私自身、マンボウを食べることができるのか皆目検討もつかない。フグ目である事からカワハギのように美味しい出汁を取ることができるのだろうか(後日、調べたところによると一部地域では食用として流通しているそうだ)。

しばらく行く末を見守っていたが、結局カラスはマンボウに触れる事なく飛び去ってしまった。頭の良いカラスのことだ、賢明な判断と言えるだろう。


またしばらくして、件のマンボウを見てみると先ほどのカラスがもう一羽、別のカラスを連れてマンボウの周りを囲んでいた。
先ほどのカラスより幾分身体が大きい事を考えると群れの先輩だろうか。
先輩カラスの「先人の知恵を借りる」いや、この場合「先鳥の知恵を借りる」といったところだろうか。分からない場合は他者に聞くということをカラスがやってのけており、しみじみ感じ入ってしまった。
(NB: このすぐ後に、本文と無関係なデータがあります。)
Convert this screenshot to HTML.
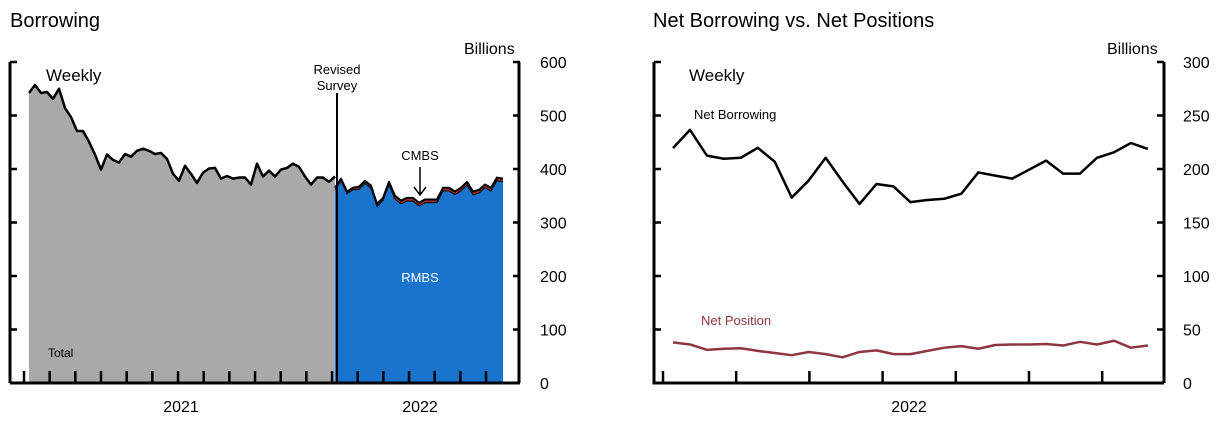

先輩カラスも、もちろん"得体の知れない何か"を初めて見たと思われるが、先ほどの後輩カラスと違い、果敢に嘴で突いたり、上に登るなどして存在を確かめていた。
人間社会でも後輩から頼まれると大きな顔をして挑まざるを得ないというのは先輩の宿命であり、どうやら鳥社会でも同じらしい。

カワハギの皮は厚く、どうやら二羽のカラスも食べることはできないと踏んだのか、やがて飛び立って、再び姿を現すことはなかった。


私たち人間社会もひと昔前は分からないことは人に聞いていたはずだ。それが、伝記や辞書になり、今やスマートフォンに取って代わってしまった。
鳥社会にはもちろん、そのような便利な道具は存在しないため、分からないことは今も群れの中で伝えられているのだろうか。

調べ物をする場合はつい、インターネットに頼ってしまうが、今度何か分からないことがあったらメモをして、近しい友人たちとの飲みの席で聞いてみようと思う。誰か答えを知っているかもしれない。